I was confused by the “11年目も” in the first part of this first sentence: “11年目もトーナメント優勝して、10月に瑞希とベルトを懸けて闘うことも決まってるので。ベルトを取って、アメリカとイギリスもベルトも持ってますし.”

“I’m going to win the tournament in my 11th year as well, and I’ll be facing Mizuki in October with the belt on the line. I’m taking that belt, and I have belts in the U.S. and the U.K. as well. I want to get more and more, and I want to have matches all over the place.”

(You seem to have mistaken the day of your debut…)

Miyu’s answer was a little confusing, though maybe I got it, haha: “まぁそういうこともありますよ。4日違い? たった4日違いですから。12、13…なんかあったんでしょう。10年前の12、13も私にとって特別な何かがあったんじゃないですか? それをちょっと間違えたってだけで。そうですよ、私が間違えても周りが正してくれれば…そういう風な人生を送ってきてるので。みんなに助けられて。まぁ結果オーライってことで.”
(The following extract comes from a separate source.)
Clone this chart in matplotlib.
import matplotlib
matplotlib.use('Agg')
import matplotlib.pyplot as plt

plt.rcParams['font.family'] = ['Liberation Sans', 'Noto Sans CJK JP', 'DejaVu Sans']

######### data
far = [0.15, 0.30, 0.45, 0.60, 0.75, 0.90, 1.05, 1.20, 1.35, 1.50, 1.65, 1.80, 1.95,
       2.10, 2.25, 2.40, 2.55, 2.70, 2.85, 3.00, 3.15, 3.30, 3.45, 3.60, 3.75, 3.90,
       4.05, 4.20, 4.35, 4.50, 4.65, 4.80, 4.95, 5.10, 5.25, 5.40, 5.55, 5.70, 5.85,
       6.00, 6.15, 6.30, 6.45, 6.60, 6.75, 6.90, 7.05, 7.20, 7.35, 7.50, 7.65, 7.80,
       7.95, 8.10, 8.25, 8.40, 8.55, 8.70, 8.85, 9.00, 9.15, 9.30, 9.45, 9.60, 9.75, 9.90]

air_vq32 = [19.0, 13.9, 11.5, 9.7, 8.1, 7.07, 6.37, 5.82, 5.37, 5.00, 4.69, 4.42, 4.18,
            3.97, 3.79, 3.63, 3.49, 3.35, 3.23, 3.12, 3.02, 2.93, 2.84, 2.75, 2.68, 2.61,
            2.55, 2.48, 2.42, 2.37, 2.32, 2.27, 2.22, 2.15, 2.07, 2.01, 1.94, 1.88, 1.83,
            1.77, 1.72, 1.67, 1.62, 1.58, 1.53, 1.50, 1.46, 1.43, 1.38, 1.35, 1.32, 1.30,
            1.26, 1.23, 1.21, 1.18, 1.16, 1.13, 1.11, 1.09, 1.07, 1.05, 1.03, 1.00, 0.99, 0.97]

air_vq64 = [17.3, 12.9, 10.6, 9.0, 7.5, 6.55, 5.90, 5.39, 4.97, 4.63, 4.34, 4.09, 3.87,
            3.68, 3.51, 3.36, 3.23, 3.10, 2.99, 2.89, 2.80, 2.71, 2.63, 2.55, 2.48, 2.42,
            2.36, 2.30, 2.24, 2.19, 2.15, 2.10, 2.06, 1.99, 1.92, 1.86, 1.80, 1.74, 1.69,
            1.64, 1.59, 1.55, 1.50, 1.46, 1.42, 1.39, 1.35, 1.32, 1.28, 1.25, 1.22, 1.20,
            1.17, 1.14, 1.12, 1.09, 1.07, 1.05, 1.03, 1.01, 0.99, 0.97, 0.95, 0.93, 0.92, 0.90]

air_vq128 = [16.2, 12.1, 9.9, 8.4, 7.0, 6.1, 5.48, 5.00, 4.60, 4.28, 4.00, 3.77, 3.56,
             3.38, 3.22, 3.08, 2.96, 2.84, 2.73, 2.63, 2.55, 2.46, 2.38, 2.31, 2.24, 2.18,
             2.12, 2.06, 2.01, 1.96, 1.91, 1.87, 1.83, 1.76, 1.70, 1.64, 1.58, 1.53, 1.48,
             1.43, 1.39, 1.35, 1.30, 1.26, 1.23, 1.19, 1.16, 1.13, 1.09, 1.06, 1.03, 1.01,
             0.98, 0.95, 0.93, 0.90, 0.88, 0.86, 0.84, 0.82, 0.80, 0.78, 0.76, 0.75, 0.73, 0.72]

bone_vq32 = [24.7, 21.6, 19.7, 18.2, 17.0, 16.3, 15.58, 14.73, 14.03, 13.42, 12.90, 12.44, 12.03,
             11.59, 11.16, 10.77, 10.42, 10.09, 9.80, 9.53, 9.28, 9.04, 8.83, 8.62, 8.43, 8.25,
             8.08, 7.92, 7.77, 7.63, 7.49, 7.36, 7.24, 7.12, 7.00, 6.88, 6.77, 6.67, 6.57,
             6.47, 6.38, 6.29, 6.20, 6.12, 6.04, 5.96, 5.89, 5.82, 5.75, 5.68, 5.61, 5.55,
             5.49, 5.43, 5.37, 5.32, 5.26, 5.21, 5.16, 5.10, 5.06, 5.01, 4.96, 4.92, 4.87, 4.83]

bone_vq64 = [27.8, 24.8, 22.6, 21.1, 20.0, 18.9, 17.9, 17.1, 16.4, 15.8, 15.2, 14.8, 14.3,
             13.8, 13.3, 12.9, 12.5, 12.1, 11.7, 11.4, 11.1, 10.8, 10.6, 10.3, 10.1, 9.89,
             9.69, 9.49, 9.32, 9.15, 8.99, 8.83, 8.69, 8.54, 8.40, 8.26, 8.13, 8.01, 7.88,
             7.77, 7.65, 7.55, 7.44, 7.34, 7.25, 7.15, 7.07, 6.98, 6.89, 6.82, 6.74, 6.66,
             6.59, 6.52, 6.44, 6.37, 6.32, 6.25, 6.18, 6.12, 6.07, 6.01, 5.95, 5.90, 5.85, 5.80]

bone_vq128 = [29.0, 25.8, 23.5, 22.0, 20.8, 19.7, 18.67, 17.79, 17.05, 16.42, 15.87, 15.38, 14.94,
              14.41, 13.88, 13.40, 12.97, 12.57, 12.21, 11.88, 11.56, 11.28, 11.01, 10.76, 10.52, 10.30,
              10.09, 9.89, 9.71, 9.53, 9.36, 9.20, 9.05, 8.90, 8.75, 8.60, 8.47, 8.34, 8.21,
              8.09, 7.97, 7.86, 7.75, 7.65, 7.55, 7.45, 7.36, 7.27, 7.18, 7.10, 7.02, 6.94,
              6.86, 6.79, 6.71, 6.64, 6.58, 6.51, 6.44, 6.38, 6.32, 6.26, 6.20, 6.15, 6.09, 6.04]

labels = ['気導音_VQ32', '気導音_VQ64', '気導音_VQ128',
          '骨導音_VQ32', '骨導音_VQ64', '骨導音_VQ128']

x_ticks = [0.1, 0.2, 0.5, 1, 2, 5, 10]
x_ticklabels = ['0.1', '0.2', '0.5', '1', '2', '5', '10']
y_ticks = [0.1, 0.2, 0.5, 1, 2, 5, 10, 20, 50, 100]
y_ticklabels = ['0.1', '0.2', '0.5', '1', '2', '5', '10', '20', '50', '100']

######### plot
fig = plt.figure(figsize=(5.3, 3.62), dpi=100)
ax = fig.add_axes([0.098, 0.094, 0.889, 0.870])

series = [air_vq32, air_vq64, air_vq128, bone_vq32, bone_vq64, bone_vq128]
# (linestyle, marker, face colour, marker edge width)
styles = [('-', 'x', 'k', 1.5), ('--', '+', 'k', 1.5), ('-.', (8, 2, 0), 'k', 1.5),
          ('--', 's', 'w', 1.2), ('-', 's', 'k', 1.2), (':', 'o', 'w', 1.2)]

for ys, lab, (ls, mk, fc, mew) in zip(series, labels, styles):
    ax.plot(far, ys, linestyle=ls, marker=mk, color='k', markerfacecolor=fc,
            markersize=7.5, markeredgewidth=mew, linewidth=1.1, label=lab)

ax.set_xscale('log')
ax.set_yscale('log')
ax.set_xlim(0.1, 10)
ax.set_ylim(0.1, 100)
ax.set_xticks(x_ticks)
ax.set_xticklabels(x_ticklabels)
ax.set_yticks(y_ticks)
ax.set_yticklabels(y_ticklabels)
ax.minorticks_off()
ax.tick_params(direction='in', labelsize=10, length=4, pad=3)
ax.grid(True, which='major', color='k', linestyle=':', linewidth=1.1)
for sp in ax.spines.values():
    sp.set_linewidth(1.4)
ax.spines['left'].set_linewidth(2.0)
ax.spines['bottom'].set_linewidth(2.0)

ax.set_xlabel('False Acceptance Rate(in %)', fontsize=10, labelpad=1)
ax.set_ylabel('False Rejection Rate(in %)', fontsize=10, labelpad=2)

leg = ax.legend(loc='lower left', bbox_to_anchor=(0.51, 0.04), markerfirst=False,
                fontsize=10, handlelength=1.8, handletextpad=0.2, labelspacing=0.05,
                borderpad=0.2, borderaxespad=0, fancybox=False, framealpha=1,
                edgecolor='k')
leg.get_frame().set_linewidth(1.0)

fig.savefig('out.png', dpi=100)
“Well, that kind of thing happens sometimes. Was I four days off? I was just off by four days. On the 12th or 13th, something must’ve happened. On one of those days ten years ago, there must’ve been something that happened that was special to me. I was just a little mistaken. That’s how it is. I’ll make a mistake and the people around me will correct it… That’s just how my life goes. Everyone helps me. Well, it all turns out okay, I guess.”

Oh Miyu…

Shoko’s comments were great!

"Nakajima: “Thank you very much. Even as I felt the tournament winner’s strength, I thought if I held on a bit longer, I’d be able to get a draw even if I couldn’t win. Well… somehow, my tenacity gave out right at the very end. But setting that aside, today I cared about going at her with all I had more than I cared about winning or losing. I think I was able to show everything I had.”
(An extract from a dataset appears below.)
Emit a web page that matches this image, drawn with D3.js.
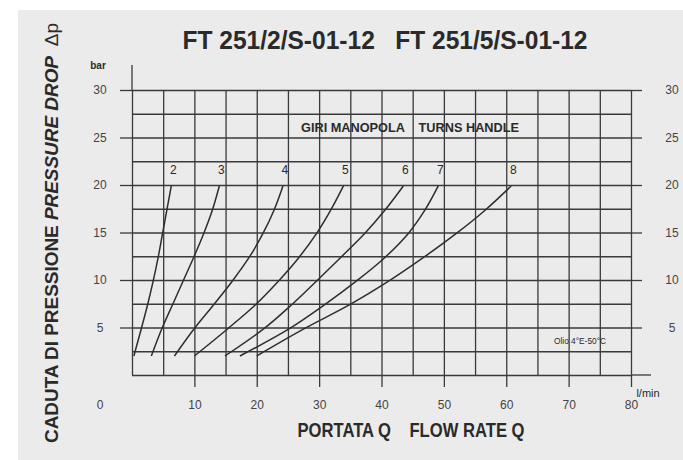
<!DOCTYPE html>
<html>
<head>
<meta charset="utf-8">
<script src="https://cdn.jsdelivr.net/npm/d3@7"></script>
<style>
  body { margin: 0; background: #fff; }
  #chart { width: 683px; height: 460px; }
  text { font-family: "Liberation Sans Narrow", "Liberation Sans", Arial, sans-serif; fill: #2a2a2a; white-space: pre; }
  .grid line, .ticks line { stroke: #3a3a3a; stroke-width: 1.3; }
  .grid path, .ticks path { display: none; }
  .ticks text { fill: #444; }
  .curve { fill: none; stroke: #2e2e2e; stroke-width: 1.5; }
</style>
</head>
<body>
<div id="chart"></div>
<script>
var width = 683, height = 460;

// flow rate ticks (l/min) and pressure ticks (bar)
var flowTicks = [10, 20, 30, 40, 50, 60, 70, 80];
var pressTicks = [5, 10, 15, 20, 25, 30];

// handle turns, one curve each: [flow l/min, pressure bar]
var turns = ["2", "3", "4", "5", "6", "7", "8"];
var turn2 = [[0.3, 2], [1.5, 4.9], [2.5, 7.4], [3.4, 9.9], [4.2, 12.4], [4.9, 14.9], [5.6, 17.4], [6.3, 19.9]];
var turn3 = [[3.1, 2], [4.8, 4.9], [6.5, 7.4], [8.2, 9.9], [9.9, 12.4], [11.5, 14.9], [12.9, 17.4], [14.0, 19.9]];
var turn4 = [[6.8, 2], [10.0, 4.9], [13.1, 7.4], [16.1, 9.9], [18.8, 12.4], [21.0, 14.9], [22.8, 17.4], [24.2, 19.9]];
var turn5 = [[10.0, 2], [15.4, 4.9], [19.8, 7.4], [23.5, 9.9], [26.8, 12.4], [29.6, 14.9], [31.9, 17.4], [33.9, 19.9]];
var turn6 = [[14.9, 2], [21.2, 4.9], [25.6, 7.4], [29.6, 9.9], [33.5, 12.4], [37.3, 14.9], [40.6, 17.4], [43.5, 19.9]];
var turn7 = [[17.3, 2], [25.3, 4.9], [30.9, 7.4], [36.0, 9.9], [40.6, 12.4], [44.3, 14.9], [47.0, 17.4], [49.1, 19.9]];
var turn8 = [[20.0, 2], [27.7, 4.9], [34.9, 7.4], [41.2, 9.9], [46.8, 12.4], [52.0, 14.9], [56.7, 17.4], [60.8, 19.9]];
var curves = [turn2, turn3, turn4, turn5, turn6, turn7, turn8];

var svg = d3.select("#chart")
            .append("svg")
            .attr("width", width)
            .attr("height", height);

// paper background
svg.append("rect").attr("width", width).attr("height", height).attr("fill", "#fff");
svg.append("rect")
   .attr("x", 18).attr("y", 10)
   .attr("width", width - 18).attr("height", height - 10)
   .attr("fill", "#ebebeb");

var x = d3.scaleLinear().domain([0, 80]).range([132, 631]);
var y = d3.scaleLinear().domain([0, 30]).range([375, 90]);

// grid every 5 l/min and 2.5 bar
svg.append("g")
   .attr("class", "grid")
   .attr("transform", "translate(0," + y(0) + ")")
   .call(d3.axisBottom(x).tickValues(d3.range(0, 81, 5)).tickSize(-(y(0) - y(30))).tickFormat(""));

svg.append("g")
   .attr("class", "grid")
   .attr("transform", "translate(" + x(0) + ",0)")
   .call(d3.axisLeft(y).tickValues(d3.range(0, 30.1, 2.5)).tickSize(-(x(80) - x(0))).tickFormat(""));

// axis line extensions
svg.append("line")
   .attr("x1", x(0)).attr("x2", x(0))
   .attr("y1", y(30)).attr("y2", y(30) - 25)
   .attr("stroke", "#3a3a3a").attr("stroke-width", 1.3);
svg.append("line")
   .attr("x1", x(80)).attr("x2", x(80) + 20)
   .attr("y1", y(0)).attr("y2", y(0))
   .attr("stroke", "#3a3a3a").attr("stroke-width", 1.3);

// left ticks
var left = svg.append("g")
   .attr("class", "ticks")
   .attr("transform", "translate(" + x(0) + ",0)")
   .call(d3.axisLeft(y).tickValues(pressTicks).tickSize(12).tickSizeOuter(0));
left.selectAll("text")
    .attr("x", -32).attr("text-anchor", "middle")
    .style("font-size", "12px").style("font-family", "'Liberation Sans Narrow', 'Liberation Sans', sans-serif");

// right ticks
var right = svg.append("g")
   .attr("class", "ticks")
   .attr("transform", "translate(" + x(80) + ",0)")
   .call(d3.axisRight(y).tickValues(pressTicks).tickSize(11).tickSizeOuter(0));
right.selectAll("text")
    .attr("x", 41).attr("text-anchor", "middle")
    .style("font-size", "12px").style("font-family", "'Liberation Sans Narrow', 'Liberation Sans', sans-serif");

// bottom ticks
var bottom = svg.append("g")
   .attr("class", "ticks")
   .attr("transform", "translate(0," + y(0) + ")")
   .call(d3.axisBottom(x).tickValues(flowTicks).tickSize(12).tickSizeOuter(0));
bottom.selectAll("text")
    .attr("y", 25)
    .style("font-size", "12px").style("font-family", "'Liberation Sans Narrow', 'Liberation Sans', sans-serif");

svg.append("text")
   .attr("x", 100).attr("y", 409)
   .attr("text-anchor", "middle")
   .style("font-size", "12px").style("fill", "#444")
   .text("0");

svg.append("text")
   .attr("x", 98).attr("y", 69)
   .attr("text-anchor", "middle")
   .style("font-size", "10px")
   .style("font-weight", "bold")
   .text("bar");

svg.append("text")
   .attr("x", 648).attr("y", 397)
   .attr("text-anchor", "middle")
   .style("font-size", "11px")
   .text("l/min");

// curves
var line = d3.line()
             .x(function(d) { return x(d[0]); })
             .y(function(d) { return y(d[1]); })
             .curve(d3.curveMonotoneY);

svg.selectAll(".curve")
   .data(curves)
   .enter()
   .append("path")
   .attr("class", "curve")
   .attr("d", line);

svg.selectAll(".turn")
   .data(curves)
   .enter()
   .append("text")
   .attr("class", "turn")
   .attr("x", function(d) { return x(d[d.length - 1][0]) + 2; })
   .attr("y", y(21.2))
   .attr("text-anchor", "middle")
   .style("font-size", "12px")
   .text(function(d, i) { return turns[i]; });

svg.append("text")
   .attr("x", 410).attr("y", 132)
   .attr("text-anchor", "middle")
   .attr("textLength", 218).attr("lengthAdjust", "spacingAndGlyphs")
   .style("font-size", "13px").style("font-weight", "bold")
   .text("GIRI MANOPOLA    TURNS HANDLE");

svg.append("text")
   .attr("x", 580).attr("y", 344)
   .attr("text-anchor", "middle")
   .attr("textLength", 52).attr("lengthAdjust", "spacingAndGlyphs")
   .style("font-size", "9px")
   .text("Olio 4°E-50°C");

// titles
svg.append("text")
   .attr("x", 385).attr("y", 49)
   .attr("text-anchor", "middle")
   .attr("textLength", 405).attr("lengthAdjust", "spacingAndGlyphs")
   .style("font-size", "25px").style("font-weight", "bold")
   .text("FT 251/2/S-01-12   FT 251/5/S-01-12");

svg.append("text")
   .attr("x", 411).attr("y", 437)
   .attr("text-anchor", "middle")
   .attr("textLength", 227).attr("lengthAdjust", "spacingAndGlyphs")
   .style("font-size", "20px").style("font-weight", "bold")
   .text("PORTATA Q    FLOW RATE Q");

var yTitle = svg.append("text")
   .attr("transform", "translate(58,443) rotate(-90)")
   .attr("textLength", 420).attr("lengthAdjust", "spacingAndGlyphs")
   .style("font-size", "19px").style("font-weight", "bold");
yTitle.append("tspan").text("CADUTA DI PRESSIONE ");
yTitle.append("tspan").style("font-style", "italic").text("PRESSURE DROP ");
yTitle.append("tspan").style("font-weight", "normal").text(" Δp");
</script>
</body>
</html>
This line was a bit odd: “10年選手になりました.”

“I’ve been a wrestler for a decade. I hope you will continue to watch Shoko Nakajima, Miyu Yamashita, and TJPW.”

This question and Shoko’s answer were a bit tricky: “(珍しく足攻めを見せました)ちょっとアプローチの仕方を変えてみようかなっていうのと、まだ試行錯誤してた時期とかに山下と試合する時とかはそれがセオリーかなって思ってたところが初心あって。今日はその気持ちでやったってかんじで、あまり深い意味はないです(笑).”

(Unusually, you targeted her leg)

“I thought I’d change my approach a bit, and that was what I’d originally come up with when I was still in the trial and error phase and when I was wrestling Yamashita. I felt like doing it with that in mind today, and there isn’t really a deeper meaning.” (laughs)

(What is Yamashita like to you?)

“We’re really siblings. We’re brothers. I’ve said it before, and it’s never going to change. No matter how many years pass… Even ten years from now, I think I’ll still say that we’re brothers.”

(Who is the older brother?)

まぁアイツが弟でしょうね。一生弟。
“Well, she’s my younger brother. My lifelong little brother.”

I wasn’t quite sure what she meant with “一生弟” there. Absolutely love that Shoko calls them brothers, though!

(Looking toward your 11th year)

“As far as the future goes… Hmm.”

I couldn’t figure this out: “いちおう区切り。20年が遠すぎるから、10年で区切っておきたいなって意味での10年なんですけど.”

“I’ll put a pause here. Twenty years is too far away, so I want my tenth year to mark off ten years. If you take a leaf from Saki Akai, it’s better for the flower to end while it’s beautifully in bloom. But I’m the type who intends to keep doing it until I’ve withered and died and become humus. I’m a wrestler who aims to become humus.” (laughs) “I might be in the middle of a long journey, or I might still be at the opening stage. That’s how I want people to see it."

I love that last part so, so much. Legitimately might be one of my favorite things I’ve heard a wrestler say this year. As much as I love Saki Akai, her retirement announcement really devastated me, and I wish there wasn’t such gendered expectations placed on the length of a woman wrestler’s career, with the part where she wanted to retire while she was still beautiful…

Shoko’s 腐葉土 metaphor was fantastic (I also aspire in my life to one day become 腐葉土 haha), and it was just so nice to hear a woman wrestler take the opposite approach to Akai’s with regards to retirement.

All in all, Inspiration was great! The translation was long but worth it. I’m several shows behind, but the next few are much, much shorter, so I’m hoping to finish them soon!